By Daniela Pesconi-Arthur

students with welsh flagAs an EFL teacher, I always come across a variety of nationalities in my classes. I’ve had students from Spain, Japan, Germany, Italy, Russia, South Korea, Saudi Arabia, China, Taiwan and so on.  The question is: how to handle it when you can’t speak any of these languages but English, to help the poor student?

At first, I was against the use of dictionaries in class. It took a lot of time and in the end, the students weren’t paying attention to what I was saying. However, remembering how I had been a dictionary enthusiast myself, I put my pride aside, started taking dictionaries to the classroom, and every now and then actually included activities in my lesson plan that involved using them.

The first time I used a dictionary for an activity in class, I was surprised to see that many students didn’t even know how to use one! I was shocked. Well, another lesson for me to learn: teach the students how to use a dictionary. At the time, I found a lesson on dictionary use in the English File series (Elementary, I guess) and even though my students were at intermediate level, I decided to use it.

Problem solved. It had worked. They were happy, I was happy. But then, loads of bilingual dictionaries and electronic translators started to appear on the desks. Despair. That was definitely a ‘no-no’.  How can you say “no” to bilingual dictionaries and translators in the classroom, without sounding nasty or authoritative?

Simple, you can begin by challenging your students and telling them a little story about the brain. Simply pick two students and give a monolingual dictionary to one and a translator to the other one. Think of a word you know they won’t know and ask them to look it up for you.  Obviously, the student with the translator will get it in seconds, while the one with the dictionary might take a few minutes.
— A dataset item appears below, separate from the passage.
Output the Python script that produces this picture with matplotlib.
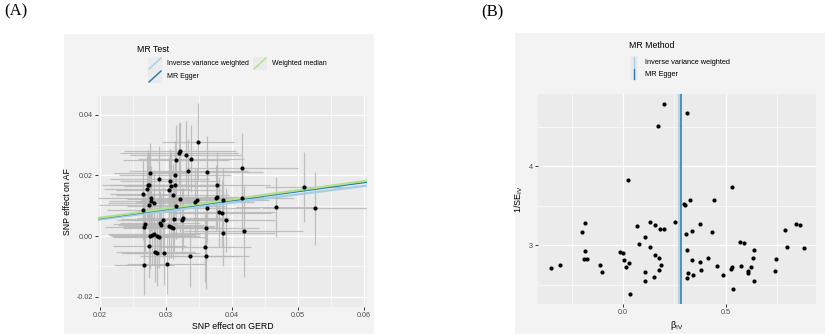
import matplotlib
matplotlib.use('Agg')
import matplotlib.pyplot as plt
from matplotlib.patches import Rectangle
import numpy as np

plt.rcParams['font.family'] = ['Liberation Sans', 'DejaVu Sans']

# (A) scatter: SNP effects on GERD (x) and AF (y)
bx = [0.0265, 0.0266, 0.0267, 0.0269, 0.0267, 0.0271, 0.0273, 0.0275, 0.0276, 0.0274,
      0.0277, 0.0278, 0.0282, 0.0275, 0.0276, 0.0279, 0.0282, 0.0284, 0.0287, 0.0287,
      0.0289, 0.0290, 0.0291, 0.0293, 0.0296, 0.0297, 0.0301, 0.0304, 0.0306, 0.0307,
      0.0310, 0.0305, 0.0308, 0.0310, 0.0312, 0.0314, 0.0314, 0.0315, 0.0316, 0.0320,
      0.0322, 0.0321, 0.0324, 0.0326, 0.0331, 0.0334, 0.0338, 0.0336, 0.0344, 0.0347,
      0.0349, 0.0361, 0.0359, 0.0361, 0.0363, 0.0363, 0.0376, 0.0377, 0.0378, 0.0381,
      0.0385, 0.0386, 0.0386, 0.0391, 0.0416, 0.0415, 0.0418, 0.0467, 0.0510, 0.0526]
by = [0.0140, 0.0087, 0.0029, 0.0041, -0.0095, 0.0156, 0.0168, 0.0170, 0.0207, 0.0101,
      0.0126, 0.0116, 0.0108, -0.0032, 0.0001, 0.0004, 0.0008, -0.0052, -0.0055, -0.0001,
      -0.0004, 0.0187, 0.0044, 0.0037, 0.0053, -0.0055, -0.0091, 0.0151, 0.0182, 0.0166,
      0.0137, 0.0033, 0.0031, 0.0025, 0.0056, 0.0202, 0.0169, 0.0251, 0.0100, 0.0273,
      0.0280, 0.0122, 0.0053, 0.0058, 0.0268, 0.0214, 0.0255, -0.0067, 0.0111, 0.0119,
      0.0311, 0.0027, -0.0036, -0.0066, 0.0211, 0.0093, 0.0126, 0.0130, 0.0168, 0.0079,
      0.0075, 0.0120, 0.0011, 0.0052, 0.0224, 0.0125, 0.0016, 0.0096, 0.0162, 0.0092]
se_x = [0.0050, 0.0055, 0.0060, 0.0050, 0.0045, 0.0065, 0.0070, 0.0060, 0.0055, 0.0075,
        0.0080, 0.0065, 0.0070, 0.0055, 0.0060, 0.0065, 0.0070, 0.0060, 0.0055, 0.0065,
        0.0070, 0.0075, 0.0060, 0.0065, 0.0070, 0.0055, 0.0060, 0.0080, 0.0075, 0.0070,
        0.0085, 0.0070, 0.0065, 0.0075, 0.0080, 0.0085, 0.0070, 0.0080, 0.0075, 0.0090,
        0.0085, 0.0080, 0.0075, 0.0070, 0.0085, 0.0090, 0.0080, 0.0075, 0.0090, 0.0085,
        0.0055, 0.0080, 0.0070, 0.0065, 0.0085, 0.0080, 0.0075, 0.0070, 0.0080, 0.0085,
        0.0075, 0.0070, 0.0080, 0.0075, 0.0085, 0.0080, 0.0090, 0.0060, 0.0060, 0.0080]
se_y = [0.0110, 0.0100, 0.0105, 0.0095, 0.0100, 0.0110, 0.0115, 0.0105, 0.0100, 0.0110,
        0.0105, 0.0100, 0.0110, 0.0105, 0.0110, 0.0100, 0.0105, 0.0100, 0.0110, 0.0105,
        0.0100, 0.0110, 0.0105, 0.0100, 0.0110, 0.0105, 0.0100, 0.0110, 0.0105, 0.0110,
        0.0100, 0.0110, 0.0105, 0.0100, 0.0105, 0.0110, 0.0100, 0.0115, 0.0110, 0.0100,
        0.0095, 0.0110, 0.0105, 0.0100, 0.0110, 0.0105, 0.0110, 0.0100, 0.0110, 0.0105,
        0.0127, 0.0110, 0.0115, 0.0110, 0.0120, 0.0115, 0.0110, 0.0105, 0.0110, 0.0115,
        0.0110, 0.0105, 0.0110, 0.0105, 0.0115, 0.0110, 0.0150, 0.0100, 0.0115, 0.0120]

methods = ['Inverse variance weighted', 'MR Egger', 'Weighted median']
method_colors = ['#a6cee3', '#1f78b4', '#b2df8a']
slopes = [0.275, 0.296, 0.302]
intercepts = [0.0, -0.0001, 0.0]

# (B) funnel: per-SNP Wald ratio and precision
b_iv = [-0.353, -0.306, -0.200, -0.184, -0.187, -0.193, -0.174, -0.114, -0.103, -0.016,
        -0.001, 0.005, 0.015, 0.028, 0.026, 0.036, 0.070, 0.080, 0.105, 0.105,
        0.105, 0.129, 0.129, 0.157, 0.155, 0.150, 0.174, 0.173, 0.178, 0.200,
        0.187, 0.171, 0.200, 0.253, 0.310, 0.297, 0.303, 0.306, 0.314, 0.313,
        0.319, 0.327, 0.336, 0.376, 0.337, 0.373, 0.381, 0.340, 0.414, 0.442,
        0.435, 0.456, 0.489, 0.529, 0.529, 0.528, 0.534, 0.572, 0.588, 0.573,
        0.608, 0.609, 0.624, 0.637, 0.635, 0.637, 0.741, 0.747, 0.790, 0.801,
        0.842, 0.865, 0.883]
inv_se = [2.709, 2.742, 3.16, 3.28, 2.93, 2.82, 2.82, 2.75, 2.66, 2.915,
          2.90, 2.81, 2.72, 2.77, 3.82, 2.375, 3.24, 3.016, 3.096, 2.66,
          2.55, 3.295, 2.97, 3.25, 2.88, 2.60, 2.83, 2.69, 3.20, 3.20,
          2.75, 4.51, 4.79, 3.29, 4.675, 3.52, 3.506, 3.134, 2.94, 2.586,
          2.645, 3.573, 3.18, 3.27, 2.81, 2.78, 2.68, 2.615, 2.84, 3.57,
          3.16, 2.73, 2.624, 3.73, 2.716, 2.696, 2.44, 3.04, 3.03, 2.73,
          2.675, 2.64, 2.72, 2.94, 2.84, 2.545, 2.675, 2.82, 3.19, 2.97,
          3.27, 3.25, 2.957]
funnel_methods = ['Inverse variance weighted', 'MR Egger']
funnel_colors = ['#a6cee3', '#1f78b4']
funnel_b = [0.274, 0.282]

W, H = 825, 334
fig = plt.figure(figsize=(W / 100, H / 100), dpi=100)

# overlay in pixel coords for backgrounds, legends, panel letters
bg = fig.add_axes([0, 0, 1, 1], zorder=0)
bg.set_xlim(0, W)
bg.set_ylim(H, 0)
bg.axis('off')
bg.add_patch(Rectangle((64, 34), 310, 300, color='#f3f3f3', lw=0))
bg.add_patch(Rectangle((515, 33), 310, 301, color='#f3f3f3', lw=0))
bg.text(4, 11, '(A)', family='Liberation Serif', fontsize=12, va='center', ha='left')
bg.text(481, 12, '(B)', family='Liberation Serif', fontsize=12, va='center', ha='left')


def ggstyle(ax):
    ax.set_facecolor('#ebebeb')
    for s in ax.spines.values():
        s.set_visible(False)
    ax.grid(which='major', color='white', lw=0.9)
    ax.grid(which='minor', color='white', lw=0.45)
    ax.set_axisbelow(True)
    ax.tick_params(which='major', length=2.2, width=0.7, color='#333333',
                   labelsize=5.2, labelcolor='#4d4d4d', pad=1.5)
    ax.tick_params(which='minor', length=0)


def px_axes(x0, y0, x1, y1):
    return fig.add_axes([x0 / W, 1 - y1 / H, (x1 - x0) / W, (y1 - y0) / H], zorder=1)


# ---- (A) scatter plot ----
ax1 = px_axes(98, 96, 367, 307)
ggstyle(ax1)
ax1.errorbar(bx, by, xerr=se_x, fmt='none', ecolor='#b8b8b8', elinewidth=0.9, alpha=0.85, zorder=2)
ax1.errorbar(bx, by, yerr=se_y, fmt='none', ecolor='#b8b8b8', elinewidth=0.9, alpha=0.85, zorder=2)
xl = np.array([0.0197, 0.0605])
for m, c, s, b in zip(methods, method_colors, slopes, intercepts):
    lw = 1.2 if m == 'MR Egger' else 1.6
    ax1.plot(xl, b + s * xl, color=c, lw=lw, zorder=3)
ax1.scatter(bx, by, s=9, color='black', zorder=4, lw=0)
ax1.set_xlim(xl)
ax1.set_ylim(-0.0234, 0.0462)
ax1.set_xticks([0.02, 0.03, 0.04, 0.05, 0.06])
ax1.set_xticklabels(['0.02', '0.03', '0.04', '0.05', '0.06'])
ax1.set_xticks([0.025, 0.035, 0.045, 0.055], minor=True)
ax1.set_yticks([-0.02, 0.0, 0.02, 0.04])
ax1.set_yticklabels(['-0.02', '0.00', '0.02', '0.04'])
ax1.set_yticks([-0.01, 0.01, 0.03], minor=True)
ax1.set_xlabel('SNP effect on GERD', fontsize=6.3, labelpad=2)
ax1.set_ylabel('SNP effect on AF', fontsize=6.3, labelpad=3)

# legend (A)
bg.text(137, 49, 'MR Test', fontsize=6.3, va='center', ha='left')
key_pos = [(148, 57), (148, 70), (253, 57)]
for (kx, ky), m, c in zip(key_pos, methods, method_colors):
    bg.add_patch(Rectangle((kx, ky), 14, 13, color='#ebebeb', lw=0))
    bg.plot([kx + 1, kx + 13], [ky + 12, ky + 1], color=c, lw=1.0)
    bg.text(kx + 19, ky + 6.5, m, fontsize=5.0, va='center', ha='left')

# ---- (B) funnel plot ----
ax2 = px_axes(538, 94, 816, 304)
ggstyle(ax2)
for m, c, b in zip(funnel_methods, funnel_colors, funnel_b):
    ax2.axvline(b, color=c, lw=1.1, zorder=2)
ax2.scatter(b_iv, inv_se, s=9, color='black', zorder=3, lw=0)
ax2.set_xlim(-0.415, 0.941)
ax2.set_ylim(2.253, 4.915)
ax2.set_xticks([0.0, 0.5])
ax2.set_xticklabels(['0.0', '0.5'])
ax2.set_xticks([-0.25, 0.25, 0.75], minor=True)
ax2.set_yticks([3, 4])
ax2.set_yticks([2.5, 3.5, 4.5], minor=True)
ax2.set_xlabel(r'$\mathregular{\beta_{IV}}$', fontsize=6.5, labelpad=2)
ax2.set_ylabel(r'$\mathregular{1/SE_{IV}}$', fontsize=6.5, labelpad=3)

# legend (B)
bg.text(629, 45, 'MR Method', fontsize=6.3, va='center', ha='left')
for i, (m, c) in enumerate(zip(funnel_methods, funnel_colors)):
    ky = 56 + i * 12
    bg.add_patch(Rectangle((630, ky), 8, 12, color='#ebebeb', lw=0))
    bg.plot([634, 634], [ky + 1, ky + 11], color=c, lw=1.0)
    bg.text(645, ky + 6, m, fontsize=5.3, va='center', ha='left')

fig.savefig('out.png', dpi=100)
Acknowledge both of their ‘efforts’ and carry on with the lesson. About half an hour later, ask the meaning of that word again. Probably, the student who found it with the translator won’t remember it, whereas the one with the dictionary will, and he/she will also be able to tell you other words observed during the search. Why is that, they might ask you. Now you can tell them a little story about the brain: when the search was too easy (with the translator), the brain didn’t bother remembering. Now, using the dictionary took much longer, and was quite hard, so the brain understood that that information is important, so ‘it’d better keep it’.